UMass Med School Central In Human Genome Mapping

For the past nine years, researchers from the University of Massachusetts Medical School and other institutions around the world have been collaborating to get a better picture of how the human genome works.

Today, the National Institutes of Health (NIH), which is funding the project – known as the Encyclopedia of DNA Elements (ENCODE) – announced that researchers have linked more than 80 percent of the human genome sequence to a specific biological function and mapped more than 4 million regulatory regions where proteins interact with DNA. The findings will be published in 30 papers across several genetics journals.

The work builds upon the Human Genome Project, which was completed 12 years ago and produced a clearer picture of the 3 billion chemical letters in DNA, but little about the way the genetic code actually works.

UMass Front And Center

UMass said its researchers will take a more central role in the next phase of ENCODE.

Job Dekker, a biochemistry and molecular pharmacology professor, has developed three-dimensional models of folded chromosomes that can help determine which parts of the genome come into contact with each other.

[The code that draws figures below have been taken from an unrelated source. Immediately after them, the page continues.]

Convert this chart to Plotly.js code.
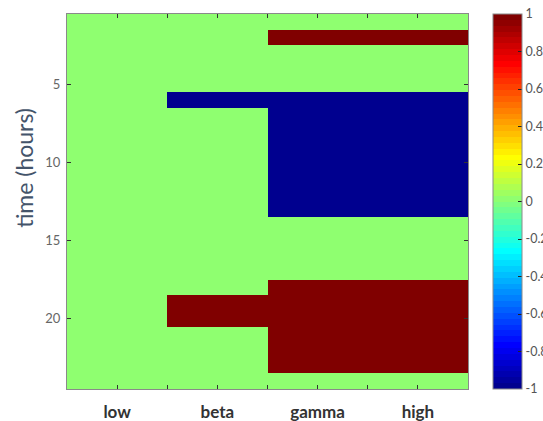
<!DOCTYPE html>
<html>
<head>
<meta charset="utf-8">
<script src="https://cdn.plot.ly/plotly-3.0.1.min.js"></script>
<style>html,body{margin:0;padding:0;background:#fff;}#chart{width:543px;height:421px;}</style>
</head>
<body>
<div id="chart"></div>
<script>
// Data (time in hours, 1..24; values per frequency band)
var categories = ['low', 'beta', 'gamma', 'high'];
var hours = [1,2,3,4,5,6,7,8,9,10,11,12,13,14,15,16,17,18,19,20,21,22,23,24];
var low   = [0,0,0,0,0,0,0,0,0,0,0,0,0,0,0,0,0,0,0,0,0,0,0,0];
var beta  = [0,0,0,0,0,-1,0,0,0,0,0,0,0,0,0,0,0,0,1,1,0,0,0,0];
var gamma = [0,1,0,0,0,-1,-1,-1,-1,-1,-1,-1,-1,0,0,0,0,1,1,1,1,1,1,0];
var high  = [0,1,0,0,0,-1,-1,-1,-1,-1,-1,-1,-1,0,0,0,0,1,1,1,1,1,1,0];
var colorTicks = [-1,-0.8,-0.6,-0.4,-0.2,0,0.2,0.4,0.6,0.8,1];
var yTitle = 'time (hours)';

var series = [low, beta, gamma, high];
var xpos = categories.map(function(c, i){ return i + 1; });
var z = hours.map(function(h, r){ return series.map(function(s){ return s[r]; }); });

// MATLAB-style jet(64) colormap (styling)
function jet64(){
  var m = 64, n = 16, u = [];
  for (var i = 1; i <= n; i++) u.push(i / n);
  for (var i = 0; i < n - 1; i++) u.push(1);
  for (var i = n; i >= 1; i--) u.push(i / n);
  var R = new Array(m).fill(0), G = new Array(m).fill(0), B = new Array(m).fill(0);
  for (var k = 0; k < u.length; k++) {
    var g = 8 + k + 1, r = g + n, b = g - n;
    if (r >= 1 && r <= m) R[r-1] = u[k];
    if (g >= 1 && g <= m) G[g-1] = u[k];
    if (b >= 1 && b <= m) B[b-1] = u[k];
  }
  var cs = [];
  for (var k = 0; k < m; k++) {
    var col = 'rgb(' + Math.round(R[k]*255) + ',' + Math.round(G[k]*255) + ',' + Math.round(B[k]*255) + ')';
    cs.push([k / m, col]);
    cs.push([(k + 1) / m, col]);
  }
  return cs;
}

var CB_X = 1.0625;           // colorbar left edge in paper coords
var PLOT_W = 401;            // plot width in px (for tick length conversion)
var FONT = 'Lato, "Open Sans", sans-serif';

var trace = {
  type: 'heatmap',
  x: xpos,
  y: hours,
  z: z,
  zmin: -1,
  zmax: 1,
  colorscale: jet64(),
  hoverinfo: 'none',
  colorbar: {
    x: CB_X, xanchor: 'left',
    y: 0.5, yanchor: 'middle',
    len: 1, lenmode: 'fraction',
    thickness: 29, thicknessmode: 'pixels',
    outlinecolor: '#8a8a8a', outlinewidth: 1,
    tickvals: colorTicks,
    ticktext: colorTicks.map(function(v){ return String(v); }),
    ticks: 'inside', ticklen: 4, tickcolor: '#222', tickwidth: 1,
    tickfont: {family: FONT, size: 12.5, color: '#555'},
    xpad: 0, ypad: 0
  }
};

// left-side colorbar ticks (MATLAB draws ticks on both edges)
var shapes = colorTicks.slice(1, -1).map(function(v){
  var yy = (v + 1) / 2;
  return {type: 'line', xref: 'paper', yref: 'paper',
          x0: CB_X, x1: CB_X + 4 / PLOT_W, y0: yy, y1: yy,
          line: {color: '#222', width: 1}};
});

var layout = {
  width: 543, height: 421,
  margin: {l: 67, r: 75, t: 14, b: 32, pad: 0, autoexpand: false},
  paper_bgcolor: '#fff',
  plot_bgcolor: '#fff',
  showlegend: false,
  shapes: shapes,
  annotations: [{
    text: yTitle, textangle: -90, showarrow: false,
    xref: 'paper', yref: 'paper', x: -0.107, y: 0.59,
    xanchor: 'center', yanchor: 'middle',
    font: {family: FONT, size: 23, color: '#44546A'}
  }],
  xaxis: {
    range: [0.5, 4.5],
    tickvals: [1, 1.5, 2, 2.5, 3, 3.5, 4],
    ticktext: ['low', '', 'beta', '', 'gamma', '', 'high'],
    ticks: 'inside', ticklen: 4, tickcolor: '#333', tickwidth: 1,
    mirror: 'allticks', showline: true, linecolor: '#8a8a8a', linewidth: 1,
    showgrid: false, zeroline: false,
    ticklabelstandoff: 8,
    tickfont: {family: FONT, size: 17, color: '#333', weight: 'bold'},
    automargin: false,
    fixedrange: true
  },
  yaxis: {
    range: [24.5, 0.5],
    tickvals: [5, 10, 15, 20],
    ticks: 'inside', ticklen: 4, tickcolor: '#333', tickwidth: 1,
    mirror: 'allticks', showline: true, linecolor: '#8a8a8a', linewidth: 1,
    showgrid: false, zeroline: false,
    ticklabelstandoff: 3,
    tickfont: {family: FONT, size: 13, color: '#666'},
    automargin: false,
    fixedrange: true
  }
};

Plotly.newPlot('chart', [trace], layout, {displayModeBar: false, staticPlot: true});
</script>
</body>
</html>
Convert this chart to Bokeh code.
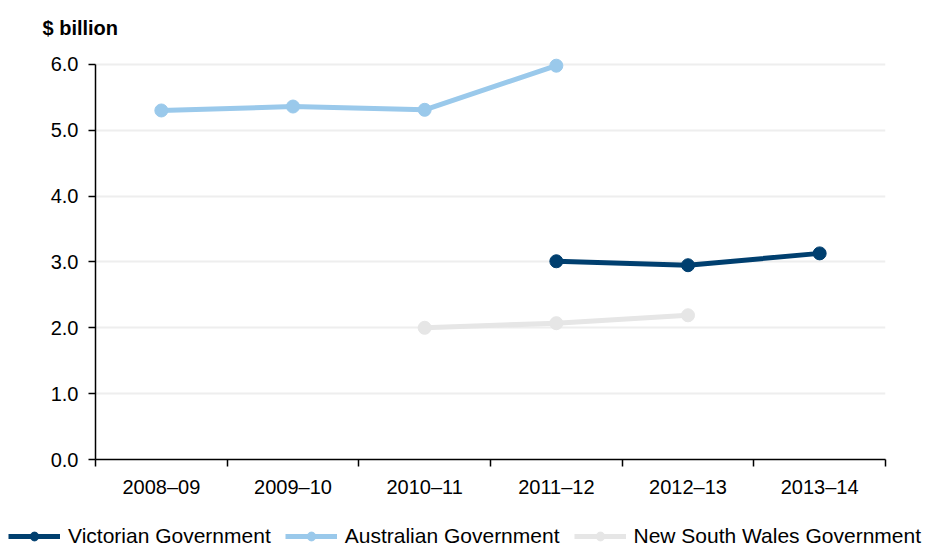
import numpy as np
from bokeh.plotting import figure
from bokeh.layouts import column
from bokeh.models import Range1d, FixedTicker, Legend, LegendItem
from bokeh.embed import file_html
from bokeh.resources import INLINE

years = ["2008\u201309", "2009\u201310", "2010\u201311", "2011\u201312", "2012\u201313", "2013\u201314"]
victorian = [None, None, None, 3.01, 2.95, 3.13]
australian = [5.30, 5.36, 5.31, 5.98, None, None]
nsw = [None, None, 2.00, 2.07, 2.19, None]
y_ticks = [0, 1, 2, 3, 4, 5, 6]

series = [
    ("Victorian Government", victorian, "#003f6f"),
    ("Australian Government", australian, "#9ac9eb"),
    ("New South Wales Government", nsw, "#e6e6e6"),
]

FONT = "Liberation Sans"
centers = [i + 0.5 for i in range(len(years))]
bounds = list(range(len(years) + 1))

p = figure(width=931, height=508, output_backend="svg", toolbar_location=None,
           x_range=Range1d(0, len(years)), y_range=Range1d(0, 6.15),
           min_border_left=95, min_border_right=46, min_border_top=54, min_border_bottom=49)
p.frame_align = False
p.outline_line_color = None
p.background_fill_color = "white"

for name, vals, color in series:
    ys = [np.nan if v is None else v for v in vals]
    p.line(centers, ys, line_color=color, line_width=5)
    p.scatter(centers, ys, size=13, fill_color=color, line_color=color)

# axes
xa = p.xaxis[0]
xa.ticker = FixedTicker(ticks=centers, minor_ticks=bounds)
xa.major_label_overrides = {c: y for c, y in zip(centers, years)}
xa.major_tick_out = 0
xa.major_tick_in = 0
xa.minor_tick_out = 7
xa.minor_tick_in = 0
xa.minor_tick_line_color = "black"
xa.minor_tick_line_width = 1.5
xa.axis_line_color = "black"
xa.axis_line_width = 1.5
xa.major_label_text_font = FONT
xa.major_label_text_font_size = "20px"
xa.major_label_text_color = "black"
xa.major_label_standoff = 9

ya = p.yaxis[0]
ya.ticker = FixedTicker(ticks=y_ticks)
ya.bounds = (0, 6)
ya.formatter.use_scientific = False
ya.major_label_overrides = {t: f"{t:.1f}" for t in y_ticks}
ya.major_tick_out = 7
ya.major_tick_in = 0
ya.minor_tick_out = 0
ya.minor_tick_in = 0
ya.major_tick_line_color = "black"
ya.major_tick_line_width = 1.5
ya.axis_line_color = "black"
ya.axis_line_width = 1.5
ya.major_label_text_font = FONT
ya.major_label_text_font_size = "20px"
ya.major_label_text_color = "black"
ya.major_label_standoff = 10

p.xgrid.grid_line_color = None
p.ygrid.ticker = FixedTicker(ticks=y_ticks)
p.ygrid.grid_line_color = "#eeeeee"
p.ygrid.grid_line_width = 2

p.title.text = "$ billion"
p.title.text_font = FONT
p.title.text_font_style = "bold"
p.title.text_font_size = "20px"
p.title.text_color = "black"
p.title.align = "left"
p.title.vertical_align = "top"
p.title.offset = -53
p.title.standoff = 28

# legend strip below the chart (series drawn out of view, only their legend shows)
lg = figure(width=931, height=40, output_backend="svg", toolbar_location=None,
            x_range=Range1d(0, 1), y_range=Range1d(-2, -1),
            x_axis_type=None, y_axis_type=None,
            min_border_left=0, min_border_right=0, min_border_top=0, min_border_bottom=0)
lg.frame_align = False
lg.outline_line_color = None
lg.xgrid.grid_line_color = None
lg.ygrid.grid_line_color = None
items = []
for name, vals, color in series:
    ys = [np.nan if v is None else v for v in vals]
    lr = lg.line(centers, ys, line_color=color, line_width=5)
    sr = lg.scatter(centers, ys, size=10, fill_color=color, line_color=color)
    items.append(LegendItem(label=name, renderers=[lr, sr]))

legend = Legend(items=items, orientation="horizontal", location=(8, 0),
                label_text_font=FONT, label_text_font_size="21px", label_text_color="black",
                glyph_width=52, glyph_height=22, label_standoff=8, spacing=14,
                padding=0, margin=0, border_line_color=None,
                background_fill_alpha=0)
lg.add_layout(legend, "center")

layout = column(p, lg, spacing=0)
open("out.html", "w").write(file_html(layout, INLINE))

"The genome is like a panel of light switches in a room full of lights," Dekker said in a statement. "Except there are thousands of lights and almost a million switches. We don't know what switches turn on which lights. And some switches turn on the same lights or turn on multiple lights."

It is those switches, not the genes, that affect genetic variation between humans and could misfire and cause disease, he added.

In the next phase of ENCODE, Dekker will continue building 3-D models for the entire genome.

Meanwhile, Zhiping Weng, director of the program in bioinformatics and integrative biology at the medical school, has sought to better understand the proteins, called "transcription factors," that control those switches.

Through an analysis of all 457 sets of transcription factors generated by the consortium, she found that those proteins can combine to co-regulate a gene, or will piggyback onto each other to exert another layer of control. Weng and her team built a computer algorithm that can predict the expression of a gene from the state of its regulatory switch.

Weng has received an $8-million NIH grant to perform an analysis on the data collected by the ENCODE consortium.